***** Supplied data

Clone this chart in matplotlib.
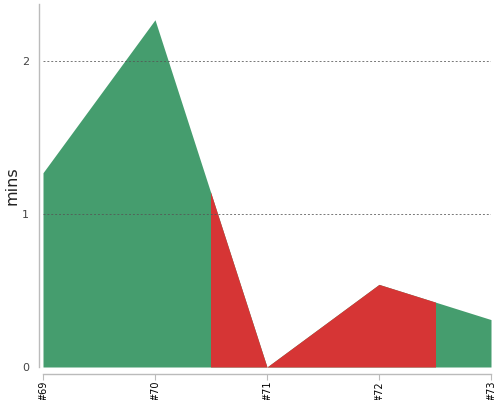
import numpy as np
import matplotlib
matplotlib.use("Agg")
import matplotlib.pyplot as plt
from matplotlib.patches import Rectangle

# run ids and minutes per run
runs = ["#69", "#70", "#71", "#72", "#73"]
mins = [1.27, 2.27, 0.0, 0.54, 0.31]
# which stretch of the area is red (in run-index units)
red_from, red_to = 1.5, 3.5

green = "#459d6e"
red = "#d63535"

fig = plt.figure(figsize=(5, 4), dpi=100)
ax = fig.add_axes([43 / 500, 33 / 400, 448 / 500, 363 / 400])

x = np.arange(len(runs))
ax.fill_between(x, 0, mins, color=green, linewidth=0, zorder=1)
red_area = ax.fill_between(x, 0, mins, color=red, linewidth=0, zorder=2)
red_area.set_clip_path(Rectangle((red_from, 0), red_to - red_from, 10,
                                 transform=ax.transData))

ax.set_xlim(0, len(runs) - 1)
ax.set_ylim(0, 2.373)

ax.set_xticks(x)
ax.set_xticklabels(runs)
ax.set_yticks([0, 1, 2])
ax.set_yticklabels(["0", "1", "2"])

ax.tick_params(axis="x", length=4, width=0.8, color="#bbbbbb", pad=1,
               labelrotation=90, labelsize=7, labelcolor="black")
ax.tick_params(axis="y", length=0, pad=7, labelsize=8, labelcolor="#444444")

for s in ["top", "right"]:
    ax.spines[s].set_visible(False)
ax.spines["left"].set_position(("outward", 3))
ax.spines["bottom"].set_position(("outward", 5))
for s in ["left", "bottom"]:
    ax.spines[s].set_color("#bbbbbb")
    ax.spines[s].set_linewidth(1)

# dashed gridlines drawn over the areas
for yv in [1, 2]:
    ax.axhline(yv, color="#555555", linewidth=0.7, linestyle=(0, (2, 2)),
               alpha=0.8, zorder=3)

ax.set_ylabel("mins", fontsize=11.5, color="#222222", labelpad=2)

fig.savefig("out.png")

**********

=== What to do ===
Write out again every line above exactly as given; the pictures do not belong in the copy.

=== Correct output ===
Clone this chart in matplotlib.
import numpy as np
import matplotlib
matplotlib.use("Agg")
import matplotlib.pyplot as plt
from matplotlib.patches import Rectangle

# run ids and minutes per run
runs = ["#69", "#70", "#71", "#72", "#73"]
mins = [1.27, 2.27, 0.0, 0.54, 0.31]
# which stretch of the area is red (in run-index units)
red_from, red_to = 1.5, 3.5

green = "#459d6e"
red = "#d63535"

fig = plt.figure(figsize=(5, 4), dpi=100)
ax = fig.add_axes([43 / 500, 33 / 400, 448 / 500, 363 / 400])

x = np.arange(len(runs))
ax.fill_between(x, 0, mins, color=green, linewidth=0, zorder=1)
red_area = ax.fill_between(x, 0, mins, color=red, linewidth=0, zorder=2)
red_area.set_clip_path(Rectangle((red_from, 0), red_to - red_from, 10,
                                 transform=ax.transData))

ax.set_xlim(0, len(runs) - 1)
ax.set_ylim(0, 2.373)

ax.set_xticks(x)
ax.set_xticklabels(runs)
ax.set_yticks([0, 1, 2])
ax.set_yticklabels(["0", "1", "2"])

ax.tick_params(axis="x", length=4, width=0.8, color="#bbbbbb", pad=1,
               labelrotation=90, labelsize=7, labelcolor="black")
ax.tick_params(axis="y", length=0, pad=7, labelsize=8, labelcolor="#444444")

for s in ["top", "right"]:
    ax.spines[s].set_visible(False)
ax.spines["left"].set_position(("outward", 3))
ax.spines["bottom"].set_position(("outward", 5))
for s in ["left", "bottom"]:
    ax.spines[s].set_color("#bbbbbb")
    ax.spines[s].set_linewidth(1)

# dashed gridlines drawn over the areas
for yv in [1, 2]:
    ax.axhline(yv, color="#555555", linewidth=0.7, linestyle=(0, (2, 2)),
               alpha=0.8, zorder=3)

ax.set_ylabel("mins", fontsize=11.5, color="#222222", labelpad=2)

fig.savefig("out.png")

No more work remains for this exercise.